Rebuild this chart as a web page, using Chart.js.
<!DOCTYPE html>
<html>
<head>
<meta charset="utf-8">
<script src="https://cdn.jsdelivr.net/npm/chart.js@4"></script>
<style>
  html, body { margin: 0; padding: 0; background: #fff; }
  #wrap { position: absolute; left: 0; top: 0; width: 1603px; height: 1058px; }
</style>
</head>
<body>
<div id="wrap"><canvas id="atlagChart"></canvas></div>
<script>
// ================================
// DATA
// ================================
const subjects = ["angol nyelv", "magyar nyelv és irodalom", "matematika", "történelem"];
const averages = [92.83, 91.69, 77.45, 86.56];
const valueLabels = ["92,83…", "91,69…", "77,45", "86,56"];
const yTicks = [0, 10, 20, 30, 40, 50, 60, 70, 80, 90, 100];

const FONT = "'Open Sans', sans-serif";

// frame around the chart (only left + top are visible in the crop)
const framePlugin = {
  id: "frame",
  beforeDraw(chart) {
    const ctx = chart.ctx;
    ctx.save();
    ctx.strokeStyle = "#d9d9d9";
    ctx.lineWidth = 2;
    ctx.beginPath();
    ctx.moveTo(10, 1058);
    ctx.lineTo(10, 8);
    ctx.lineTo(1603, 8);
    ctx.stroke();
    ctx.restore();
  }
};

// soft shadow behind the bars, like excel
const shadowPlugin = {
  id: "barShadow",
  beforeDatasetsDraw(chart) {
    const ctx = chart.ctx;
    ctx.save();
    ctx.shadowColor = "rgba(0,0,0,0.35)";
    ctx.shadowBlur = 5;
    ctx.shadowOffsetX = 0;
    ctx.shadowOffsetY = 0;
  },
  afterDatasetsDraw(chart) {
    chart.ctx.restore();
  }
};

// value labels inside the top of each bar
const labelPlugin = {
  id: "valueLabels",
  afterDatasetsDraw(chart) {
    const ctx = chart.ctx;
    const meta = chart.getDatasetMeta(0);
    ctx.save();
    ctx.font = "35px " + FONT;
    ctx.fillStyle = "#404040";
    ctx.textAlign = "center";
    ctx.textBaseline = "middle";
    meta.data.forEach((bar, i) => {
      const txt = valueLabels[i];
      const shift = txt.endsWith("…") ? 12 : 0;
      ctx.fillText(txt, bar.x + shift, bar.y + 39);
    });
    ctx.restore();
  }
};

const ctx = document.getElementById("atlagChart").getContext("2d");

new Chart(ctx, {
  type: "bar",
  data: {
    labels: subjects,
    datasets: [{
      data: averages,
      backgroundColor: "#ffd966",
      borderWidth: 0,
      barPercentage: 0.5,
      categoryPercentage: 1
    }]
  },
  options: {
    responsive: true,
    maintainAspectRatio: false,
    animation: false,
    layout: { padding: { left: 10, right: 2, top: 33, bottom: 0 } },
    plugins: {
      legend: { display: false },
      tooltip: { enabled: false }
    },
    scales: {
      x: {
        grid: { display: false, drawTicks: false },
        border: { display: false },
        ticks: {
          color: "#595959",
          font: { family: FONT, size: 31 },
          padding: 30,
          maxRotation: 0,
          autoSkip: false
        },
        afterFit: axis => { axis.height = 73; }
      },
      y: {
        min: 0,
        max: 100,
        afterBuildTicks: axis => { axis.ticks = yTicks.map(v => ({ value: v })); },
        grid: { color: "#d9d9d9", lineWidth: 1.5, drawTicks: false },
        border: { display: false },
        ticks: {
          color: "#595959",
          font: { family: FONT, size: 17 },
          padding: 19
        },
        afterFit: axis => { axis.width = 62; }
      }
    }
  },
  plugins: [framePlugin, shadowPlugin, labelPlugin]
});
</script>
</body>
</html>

----

_Task objective_: Output every line above without altering anything.

_Response to this task_:
Rebuild this chart as a web page, using Chart.js.
<!DOCTYPE html>
<html>
<head>
<meta charset="utf-8">
<script src="https://cdn.jsdelivr.net/npm/chart.js@4"></script>
<style>
  html, body { margin: 0; padding: 0; background: #fff; }
  #wrap { position: absolute; left: 0; top: 0; width: 1603px; height: 1058px; }
</style>
</head>
<body>
<div id="wrap"><canvas id="atlagChart"></canvas></div>
<script>
// ================================
// DATA
// ================================
const subjects = ["angol nyelv", "magyar nyelv és irodalom", "matematika", "történelem"];
const averages = [92.83, 91.69, 77.45, 86.56];
const valueLabels = ["92,83…", "91,69…", "77,45", "86,56"];
const yTicks = [0, 10, 20, 30, 40, 50, 60, 70, 80, 90, 100];

const FONT = "'Open Sans', sans-serif";

// frame around the chart (only left + top are visible in the crop)
const framePlugin = {
  id: "frame",
  beforeDraw(chart) {
    const ctx = chart.ctx;
    ctx.save();
    ctx.strokeStyle = "#d9d9d9";
    ctx.lineWidth = 2;
    ctx.beginPath();
    ctx.moveTo(10, 1058);
    ctx.lineTo(10, 8);
    ctx.lineTo(1603, 8);
    ctx.stroke();
    ctx.restore();
  }
};

// soft shadow behind the bars, like excel
const shadowPlugin = {
  id: "barShadow",
  beforeDatasetsDraw(chart) {
    const ctx = chart.ctx;
    ctx.save();
    ctx.shadowColor = "rgba(0,0,0,0.35)";
    ctx.shadowBlur = 5;
    ctx.shadowOffsetX = 0;
    ctx.shadowOffsetY = 0;
  },
  afterDatasetsDraw(chart) {
    chart.ctx.restore();
  }
};

// value labels inside the top of each bar
const labelPlugin = {
  id: "valueLabels",
  afterDatasetsDraw(chart) {
    const ctx = chart.ctx;
    const meta = chart.getDatasetMeta(0);
    ctx.save();
    ctx.font = "35px " + FONT;
    ctx.fillStyle = "#404040";
    ctx.textAlign = "center";
    ctx.textBaseline = "middle";
    meta.data.forEach((bar, i) => {
      const txt = valueLabels[i];
      const shift = txt.endsWith("…") ? 12 : 0;
      ctx.fillText(txt, bar.x + shift, bar.y + 39);
    });
    ctx.restore();
  }
};

const ctx = document.getElementById("atlagChart").getContext("2d");

new Chart(ctx, {
  type: "bar",
  data: {
    labels: subjects,
    datasets: [{
      data: averages,
      backgroundColor: "#ffd966",
      borderWidth: 0,
      barPercentage: 0.5,
      categoryPercentage: 1
    }]
  },
  options: {
    responsive: true,
    maintainAspectRatio: false,
    animation: false,
    layout: { padding: { left: 10, right: 2, top: 33, bottom: 0 } },
    plugins: {
      legend: { display: false },
      tooltip: { enabled: false }
    },
    scales: {
      x: {
        grid: { display: false, drawTicks: false },
        border: { display: false },
        ticks: {
          color: "#595959",
          font: { family: FONT, size: 31 },
          padding: 30,
          maxRotation: 0,
          autoSkip: false
        },
        afterFit: axis => { axis.height = 73; }
      },
      y: {
        min: 0,
        max: 100,
        afterBuildTicks: axis => { axis.ticks = yTicks.map(v => ({ value: v })); },
        grid: { color: "#d9d9d9", lineWidth: 1.5, drawTicks: false },
        border: { display: false },
        ticks: {
          color: "#595959",
          font: { family: FONT, size: 17 },
          padding: 19
        },
        afterFit: axis => { axis.width = 62; }
      }
    }
  },
  plugins: [framePlugin, shadowPlugin, labelPlugin]
});
</script>
</body>
</html>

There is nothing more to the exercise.